Staying home: cuts hit those in care
The decision to scrap the mobility component of DLA for people in residential care not only ignores needs, says Peter White, but flies in the face of reality
Joe Coffin uses the mobility component of his Disability Living Allowance (DLA) in many ways: to get to his further education class, go shopping on his own, or meet friends for the odd drink.
Sometimes the care home where he lives lets him use its minibus, paid for partly by part of Joe’s and other residents’ DLA. When the bus isn’t available, Joe may get a taxi, but he’s also confident enough to use public transport.
Deaf and blind, Joe does have some hearing but some of his friends are both totally blind and profoundly deaf, and going on public transport without someone to accompany them is a pretty tough challenge.
You’d have thought that if anyone was entitled to a benefit meant to help people preserve some independence by funding their own travel, it would be Joe and his friends.
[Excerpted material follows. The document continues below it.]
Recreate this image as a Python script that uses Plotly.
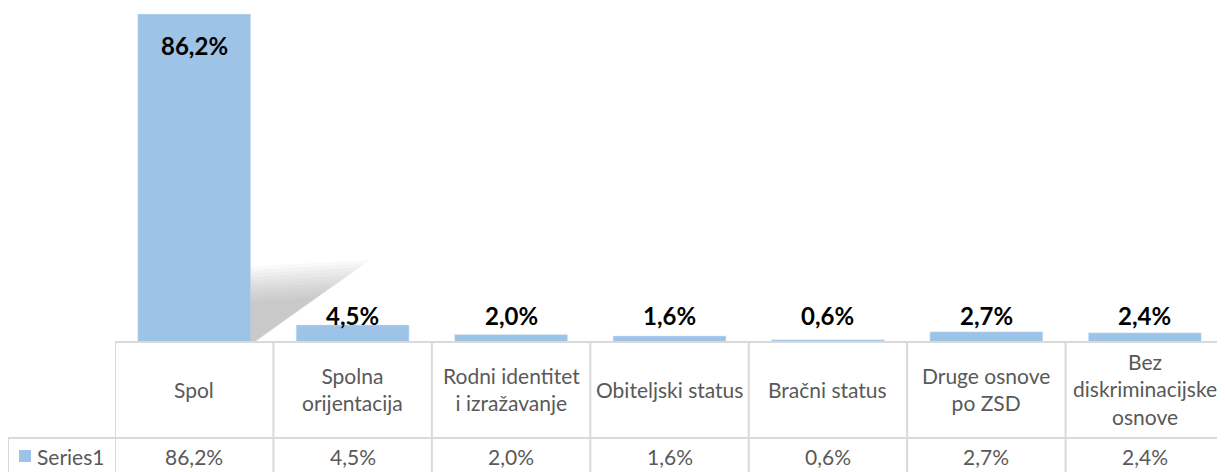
import plotly.graph_objects as go

categories = ["Spol", "Spolna<br>orijentacija", "Rodni identitet<br>i izražavanje",
              "Obiteljski status", "Bračni status", "Druge osnove<br>po ZSD",
              "Bez<br>diskriminacijske<br>osnove"]
values = [86.2, 4.5, 2.0, 1.6, 0.6, 2.7, 2.4]
series_name = "Series1"

# the page body has an 8px margin, so the figure is drawn 8px smaller
OFF = 8
SCREEN_W, SCREEN_H = 1225, 472
W, H = SCREEN_W - OFF, SCREEN_H - OFF
PLOT_LEFT, PLOT_RIGHT, PLOT_BOTTOM = 115, 1224, 342   # screen pixels
ML = PLOT_LEFT - OFF
MR = SCREEN_W - PLOT_RIGHT
MT = 0
PH = PLOT_BOTTOM - OFF
MB = H - PH
PW = PLOT_RIGHT - PLOT_LEFT
PX_PER_UNIT = 3.805

BAR_COLOR = "#9DC3E6"
GRID = "#D9D9D9"
TXT = "#595959"
FONT = "Lato"
BARGAP = 0.287
TABLE_FONT = 21


def px_y(ypix):
    return (PLOT_BOTTOM - ypix) / PH


def px_x(xpix):
    return (xpix - PLOT_LEFT) / PW


def fmt(v):
    return f"{v:.1f}%".replace(".", ",")


fig = go.Figure()

# soft shadow cast by the tallest bar (decorative, derived from bar geometry)
imax = values.index(max(values))
xr = imax + (1 - BARGAP) / 2
hmax = values[imax]
base_x = [xr, xr, xr + 0.74, xr + 0.03]
base_y = [0, hmax * 0.225, hmax * 0.245, 0]
n_layers = 11
for k in range(n_layers):
    s = 1.02 - k * (0.47 / (n_layers - 1))
    xs = [xr + s * (x - xr) for x in base_x]
    ys = [s * y for y in base_y]
    fig.add_trace(go.Scatter(x=xs + [xs[0]], y=ys + [ys[0]], xaxis="x2",
                             fill="toself", mode="none", hoverinfo="skip",
                             showlegend=False, fillcolor="rgba(140,140,140,0.055)"))

fig.add_trace(go.Bar(x=categories, y=values, marker_color=BAR_COLOR,
                     name=series_name, showlegend=False, hoverinfo="skip"))

annotations = []
for c, v in zip(categories, values):
    if v > 50:
        annotations.append(dict(x=c, y=v, xref="x", yref="y", text=f"<b>{fmt(v)}</b>",
                                showarrow=False, yanchor="middle", yshift=-31,
                                font=dict(family=FONT, size=24, color="#000000")))
    else:
        annotations.append(dict(x=c, y=px_y(315), xref="x", yref="paper", text=f"<b>{fmt(v)}</b>",
                                showarrow=False, yanchor="middle",
                                font=dict(family=FONT, size=24, color="#000000")))
    annotations.append(dict(x=c, y=px_y(389), xref="x", yref="paper", text=c,
                            showarrow=False, yanchor="middle",
                            font=dict(family=FONT, size=TABLE_FONT, color=TXT)))
    annotations.append(dict(x=c, y=px_y(457), xref="x", yref="paper", text=fmt(v),
                            showarrow=False, yanchor="middle",
                            font=dict(family=FONT, size=TABLE_FONT, color=TXT)))
annotations.append(dict(x=px_x(35), y=px_y(457), xref="paper", yref="paper", text=series_name,
                        showarrow=False, xanchor="left", yanchor="middle",
                        font=dict(family=FONT, size=TABLE_FONT, color=TXT)))

shapes = []
n = len(categories)
for i in range(n + 1):
    shapes.append(dict(type="line", xref="x", yref="paper", x0=i - 0.5, x1=i - 0.5,
                       y0=px_y(342), y1=px_y(490), line=dict(color=GRID, width=2)))
shapes.append(dict(type="line", xref="paper", yref="paper", x0=px_x(8), x1=px_x(8),
                   y0=px_y(438), y1=px_y(490), line=dict(color=GRID, width=2)))
shapes.append(dict(type="line", xref="paper", yref="paper", x0=0, x1=1,
                   y0=px_y(342), y1=px_y(342), line=dict(color=GRID, width=2)))
shapes.append(dict(type="line", xref="paper", yref="paper", x0=px_x(8), x1=1,
                   y0=px_y(438), y1=px_y(438), line=dict(color=GRID, width=2)))
shapes.append(dict(type="rect", xref="paper", yref="paper", x0=px_x(19), x1=px_x(31),
                   y0=px_y(462), y1=px_y(450), fillcolor=BAR_COLOR, line=dict(width=0)))

fig.update_layout(
    width=W, height=H,
    margin=dict(l=ML, r=MR, t=MT, b=MB),
    paper_bgcolor="white", plot_bgcolor="white",
    bargap=BARGAP,
    xaxis=dict(showticklabels=False, showgrid=False, zeroline=False, showline=False,
               ticks="", range=[-0.5, n - 0.5]),
    xaxis2=dict(overlaying="x", range=[-0.5, n - 0.5], visible=False),
    yaxis=dict(range=[0, PH / PX_PER_UNIT], visible=False),
    annotations=annotations, shapes=shapes,
    showlegend=False,
)

fig.write_html("out.html")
And yet the Government has decided to withdraw the payment of the mobility component of DLA for people in residential care, to bring them in line with people in hospital who don’t receive it.
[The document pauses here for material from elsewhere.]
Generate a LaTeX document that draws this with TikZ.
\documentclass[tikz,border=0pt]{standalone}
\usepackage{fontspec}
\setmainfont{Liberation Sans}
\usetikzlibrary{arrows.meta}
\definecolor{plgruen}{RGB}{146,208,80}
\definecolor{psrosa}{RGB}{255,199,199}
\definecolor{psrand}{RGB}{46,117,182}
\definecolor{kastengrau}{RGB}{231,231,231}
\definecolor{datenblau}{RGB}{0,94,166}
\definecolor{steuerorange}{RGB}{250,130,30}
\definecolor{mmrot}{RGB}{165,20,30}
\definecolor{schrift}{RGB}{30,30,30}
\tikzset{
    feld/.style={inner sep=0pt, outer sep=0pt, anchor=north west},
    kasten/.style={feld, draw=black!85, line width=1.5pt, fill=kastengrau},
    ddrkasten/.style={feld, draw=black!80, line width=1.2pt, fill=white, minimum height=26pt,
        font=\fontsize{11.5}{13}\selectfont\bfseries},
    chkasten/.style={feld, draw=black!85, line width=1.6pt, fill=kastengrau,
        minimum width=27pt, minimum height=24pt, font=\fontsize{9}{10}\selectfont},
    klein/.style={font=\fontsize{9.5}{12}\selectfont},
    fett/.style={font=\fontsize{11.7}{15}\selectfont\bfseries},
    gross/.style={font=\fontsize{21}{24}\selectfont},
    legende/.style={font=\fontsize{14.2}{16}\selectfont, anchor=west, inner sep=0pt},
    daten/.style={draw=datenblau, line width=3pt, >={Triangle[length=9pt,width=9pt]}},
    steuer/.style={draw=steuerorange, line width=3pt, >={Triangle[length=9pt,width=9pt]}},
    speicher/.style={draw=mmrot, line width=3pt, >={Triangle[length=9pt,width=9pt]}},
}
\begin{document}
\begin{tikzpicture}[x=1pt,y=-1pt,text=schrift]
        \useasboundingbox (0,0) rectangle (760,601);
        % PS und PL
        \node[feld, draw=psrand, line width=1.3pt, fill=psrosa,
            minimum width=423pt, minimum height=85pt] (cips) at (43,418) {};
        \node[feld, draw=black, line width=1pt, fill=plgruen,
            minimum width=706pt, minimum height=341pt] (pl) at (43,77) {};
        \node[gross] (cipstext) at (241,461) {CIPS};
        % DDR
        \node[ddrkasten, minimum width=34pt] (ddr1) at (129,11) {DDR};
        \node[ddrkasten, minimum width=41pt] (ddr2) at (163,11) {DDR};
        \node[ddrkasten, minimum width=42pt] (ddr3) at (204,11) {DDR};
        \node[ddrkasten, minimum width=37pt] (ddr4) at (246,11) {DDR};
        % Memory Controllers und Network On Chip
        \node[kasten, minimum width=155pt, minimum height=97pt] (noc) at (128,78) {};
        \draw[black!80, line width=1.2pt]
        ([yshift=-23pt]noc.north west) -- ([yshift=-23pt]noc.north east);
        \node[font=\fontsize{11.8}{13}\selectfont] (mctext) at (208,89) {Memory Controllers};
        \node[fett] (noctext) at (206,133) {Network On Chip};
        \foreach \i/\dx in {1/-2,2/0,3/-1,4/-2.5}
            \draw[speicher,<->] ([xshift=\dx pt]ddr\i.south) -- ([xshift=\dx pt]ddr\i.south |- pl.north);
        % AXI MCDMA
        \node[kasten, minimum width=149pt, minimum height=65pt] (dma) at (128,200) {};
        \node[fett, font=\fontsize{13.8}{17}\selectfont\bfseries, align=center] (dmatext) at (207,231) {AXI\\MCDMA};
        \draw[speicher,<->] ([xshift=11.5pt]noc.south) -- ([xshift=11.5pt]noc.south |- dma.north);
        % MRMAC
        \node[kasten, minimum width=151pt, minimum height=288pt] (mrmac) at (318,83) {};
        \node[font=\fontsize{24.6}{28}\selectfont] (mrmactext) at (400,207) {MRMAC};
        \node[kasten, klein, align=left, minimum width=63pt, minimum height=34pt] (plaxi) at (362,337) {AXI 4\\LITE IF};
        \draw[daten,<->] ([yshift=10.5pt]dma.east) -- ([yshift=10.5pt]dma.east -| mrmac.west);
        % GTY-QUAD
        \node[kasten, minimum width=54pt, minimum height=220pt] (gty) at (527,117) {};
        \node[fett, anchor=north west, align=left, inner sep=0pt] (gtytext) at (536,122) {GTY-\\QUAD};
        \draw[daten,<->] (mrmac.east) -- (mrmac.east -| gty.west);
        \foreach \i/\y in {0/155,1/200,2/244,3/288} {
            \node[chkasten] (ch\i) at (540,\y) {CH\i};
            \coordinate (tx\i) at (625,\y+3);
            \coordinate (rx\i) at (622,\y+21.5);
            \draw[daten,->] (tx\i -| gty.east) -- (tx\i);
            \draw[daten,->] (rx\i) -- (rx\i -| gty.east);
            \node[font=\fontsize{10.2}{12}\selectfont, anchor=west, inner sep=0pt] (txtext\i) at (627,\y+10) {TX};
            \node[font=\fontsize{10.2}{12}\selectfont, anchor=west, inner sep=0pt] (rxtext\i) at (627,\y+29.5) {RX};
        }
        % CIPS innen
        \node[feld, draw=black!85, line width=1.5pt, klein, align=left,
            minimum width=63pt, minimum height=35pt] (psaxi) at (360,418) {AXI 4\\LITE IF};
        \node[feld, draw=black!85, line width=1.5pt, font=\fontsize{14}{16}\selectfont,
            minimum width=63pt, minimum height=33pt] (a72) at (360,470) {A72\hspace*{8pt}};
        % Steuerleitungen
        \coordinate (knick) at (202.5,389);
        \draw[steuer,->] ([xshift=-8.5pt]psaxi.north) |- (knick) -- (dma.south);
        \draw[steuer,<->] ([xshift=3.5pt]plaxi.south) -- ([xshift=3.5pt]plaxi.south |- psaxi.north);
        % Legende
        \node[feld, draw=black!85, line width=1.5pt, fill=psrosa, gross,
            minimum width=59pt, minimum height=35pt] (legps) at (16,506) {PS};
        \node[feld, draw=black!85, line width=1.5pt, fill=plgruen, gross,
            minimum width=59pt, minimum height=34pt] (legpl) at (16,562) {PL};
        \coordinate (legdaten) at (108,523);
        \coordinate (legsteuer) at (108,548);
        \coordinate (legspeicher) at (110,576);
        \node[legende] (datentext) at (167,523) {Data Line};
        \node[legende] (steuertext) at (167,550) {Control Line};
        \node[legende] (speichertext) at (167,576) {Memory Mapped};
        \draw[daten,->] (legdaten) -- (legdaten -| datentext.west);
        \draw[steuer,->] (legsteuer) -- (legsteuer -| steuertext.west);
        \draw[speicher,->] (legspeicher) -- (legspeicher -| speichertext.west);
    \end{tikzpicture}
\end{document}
We’re still waiting for more details of welfare reform but the thrust was clear in George Osborne’s Comprehensive Spending Review speech.
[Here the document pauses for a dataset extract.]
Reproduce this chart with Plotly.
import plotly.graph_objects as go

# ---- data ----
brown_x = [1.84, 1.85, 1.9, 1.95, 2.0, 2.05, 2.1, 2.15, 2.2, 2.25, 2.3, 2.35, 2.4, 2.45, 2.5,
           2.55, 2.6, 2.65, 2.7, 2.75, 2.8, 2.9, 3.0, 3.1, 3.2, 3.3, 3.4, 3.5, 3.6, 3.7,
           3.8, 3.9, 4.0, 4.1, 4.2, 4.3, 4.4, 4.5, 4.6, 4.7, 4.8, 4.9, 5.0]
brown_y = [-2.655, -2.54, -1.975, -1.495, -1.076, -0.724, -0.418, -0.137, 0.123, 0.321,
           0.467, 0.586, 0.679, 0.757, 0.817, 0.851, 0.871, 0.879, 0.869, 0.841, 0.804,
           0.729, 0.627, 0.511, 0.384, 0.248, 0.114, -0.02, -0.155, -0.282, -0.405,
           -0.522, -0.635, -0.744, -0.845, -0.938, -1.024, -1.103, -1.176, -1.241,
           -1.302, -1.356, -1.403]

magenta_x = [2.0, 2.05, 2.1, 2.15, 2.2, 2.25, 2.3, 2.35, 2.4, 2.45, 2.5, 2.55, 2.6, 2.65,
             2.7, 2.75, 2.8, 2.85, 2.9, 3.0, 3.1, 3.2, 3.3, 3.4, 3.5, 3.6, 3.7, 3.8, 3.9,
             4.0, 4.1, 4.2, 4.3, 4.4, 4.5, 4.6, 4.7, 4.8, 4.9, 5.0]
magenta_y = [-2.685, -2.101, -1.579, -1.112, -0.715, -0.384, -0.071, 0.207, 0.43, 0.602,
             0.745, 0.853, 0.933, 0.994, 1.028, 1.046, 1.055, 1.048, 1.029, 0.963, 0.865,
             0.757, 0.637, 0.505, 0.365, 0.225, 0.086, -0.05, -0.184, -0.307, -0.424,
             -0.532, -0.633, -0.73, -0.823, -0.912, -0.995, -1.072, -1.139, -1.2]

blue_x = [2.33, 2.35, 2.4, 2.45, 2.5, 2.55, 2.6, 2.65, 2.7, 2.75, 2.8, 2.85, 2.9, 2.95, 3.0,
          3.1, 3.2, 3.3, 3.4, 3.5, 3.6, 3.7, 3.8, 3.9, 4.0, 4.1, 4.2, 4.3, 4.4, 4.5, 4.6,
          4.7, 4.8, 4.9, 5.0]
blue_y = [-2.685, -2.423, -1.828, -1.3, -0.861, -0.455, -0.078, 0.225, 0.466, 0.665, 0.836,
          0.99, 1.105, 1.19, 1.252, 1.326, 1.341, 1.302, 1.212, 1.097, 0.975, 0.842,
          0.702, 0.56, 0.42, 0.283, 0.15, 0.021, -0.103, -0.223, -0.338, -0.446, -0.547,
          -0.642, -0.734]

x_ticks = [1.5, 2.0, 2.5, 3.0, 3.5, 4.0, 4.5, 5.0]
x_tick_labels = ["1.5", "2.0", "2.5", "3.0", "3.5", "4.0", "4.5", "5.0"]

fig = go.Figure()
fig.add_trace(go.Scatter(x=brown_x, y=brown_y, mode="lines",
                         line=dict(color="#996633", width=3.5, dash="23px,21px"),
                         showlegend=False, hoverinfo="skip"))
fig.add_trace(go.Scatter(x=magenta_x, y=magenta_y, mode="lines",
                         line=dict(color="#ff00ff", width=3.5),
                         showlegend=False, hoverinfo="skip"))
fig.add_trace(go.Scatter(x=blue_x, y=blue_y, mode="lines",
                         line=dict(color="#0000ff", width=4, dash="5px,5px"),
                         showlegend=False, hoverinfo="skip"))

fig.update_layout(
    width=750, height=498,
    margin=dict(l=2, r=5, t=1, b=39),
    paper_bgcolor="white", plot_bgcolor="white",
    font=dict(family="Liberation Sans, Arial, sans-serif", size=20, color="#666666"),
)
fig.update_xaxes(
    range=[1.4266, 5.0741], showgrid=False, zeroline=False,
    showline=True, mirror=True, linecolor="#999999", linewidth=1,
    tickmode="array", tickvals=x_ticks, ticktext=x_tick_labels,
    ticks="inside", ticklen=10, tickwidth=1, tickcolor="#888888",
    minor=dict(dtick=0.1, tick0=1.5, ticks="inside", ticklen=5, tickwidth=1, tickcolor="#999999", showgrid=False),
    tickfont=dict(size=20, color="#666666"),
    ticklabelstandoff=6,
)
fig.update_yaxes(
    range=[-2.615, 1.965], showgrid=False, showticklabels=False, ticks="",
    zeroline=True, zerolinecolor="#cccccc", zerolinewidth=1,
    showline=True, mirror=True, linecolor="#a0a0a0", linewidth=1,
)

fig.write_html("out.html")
It’s an interesting move, putting care homes on a par with hospitals, because it suggests that all the talk of “independence” and “self-determination” will count for nothing in the current climate of scythe-swinging.
It may be a good moment to remind Messrs Osborne, Duncan-Smith, et al, that it was their party, under a Mrs Thatcher, that introduced the policy of community care, to try and get people out of institutions wherever possible.
When questioned on this, the Government says that “assessed care needs should be met by local authorities’ contracts with care homes”, and refers to the two billion they say they’re putting into social care. The problem is, this money isn’t ring-fenced; in any case, getting money to meet your “assessed needs” is a million miles from exercising control over your own money.
By making residential care equate to hospitals, the Government is implying that there’s been “double-accounting”: that they’ve been paying for people’s care twice. They seem oblivious to the fact that people like Joe are contributing part of their mobility allowance to residential homes to fund their travel needs. It’s hardly surprising, when people see these kind of decisions, that they ask where on earth we’re going. It feels like backwards!
Old English proverb: give a novice a scythe, and innocent bystanders like Joe Coffin beware!